La folie des déficits
Dette. Pour revenir dans la zone des 3 % de déficit, il nous faudrait réaliser 60 milliards d'économies !
Josée Pochat, le 12-03-2009La France vit à crédit depuis trente ans. Avec la crise, les dépenses filent, les recettes s’effondrent. Le scénario catastrophe n’est plus impossible.
En 2009, 104 milliards de déficit, soit 5,6 % du PIB, et une dette qui s’envolerait à 74 % du PIB. Les toutes dernières prévisions du gouvernement confirment que la France entre dans une récession sévère avec des répercussions dangereuses sur les comptes publics. La Cour des comptes, plus alarmiste encore, prévoit une hausse continue de l’endettement, qui dépasserait la barre des 80 % du PIB en 2012. François Fillon, qui avait déjà, en 2007, parlé de la France comme un « État en situation de faillite », fait dorénavant figure de garant d’une certaine orthodoxie budgétaire.
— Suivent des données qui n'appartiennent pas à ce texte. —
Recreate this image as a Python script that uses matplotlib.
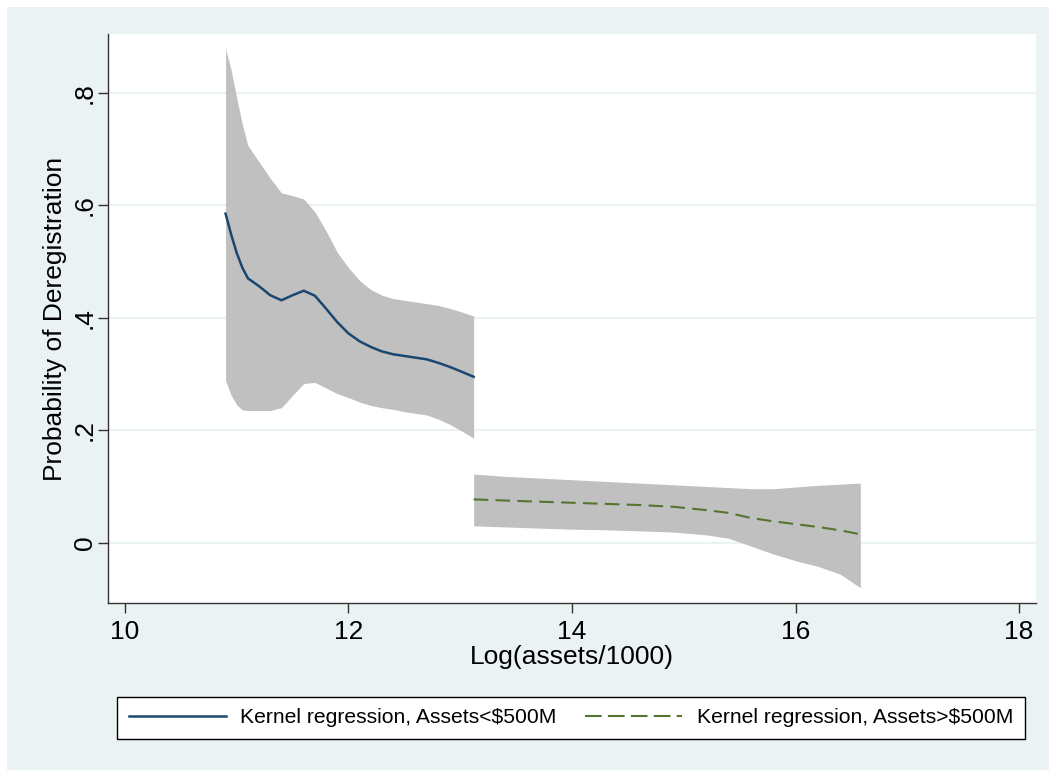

Et le premier ministre ne cache plus son pessimisme : « Personne aujourd’hui ne peut savoir quand on sortira de cette crise. [Il faut] continuer la politique conduite en matière de réduction de dépenses publiques, c’est-à-dire réduire toutes les dépenses qui ne sont pas celles du plan de relance. » Vœu pieux ? Dans les faits, les robinets de la dépense semblent à nouveau ouverts : instauration du RSA, qui coûtera chaque année 1,5 milliard d’euros au bas mot, mesures sociales pour aider les populations les plus fragiles à faire face à la crise, annoncées par le chef de l’État à la suite de sa rencontre avec les partenaires sociaux le 18 février (2,6 milliards)… sans compter l’addition de la crise qui secoue l’outre-mer depuis près de deux mois…
« Le problème de la France, analyse un économiste, c’est qu’elle est droguée à la dépense publique et allergique à l’impôt. Ce pays finance ses dépenses par l’emprunt et le niveau de sa dette ne cesse de se creuser. » Mais jusqu’où pourra-t-on aller sans risquer une grave crise des finances publiques.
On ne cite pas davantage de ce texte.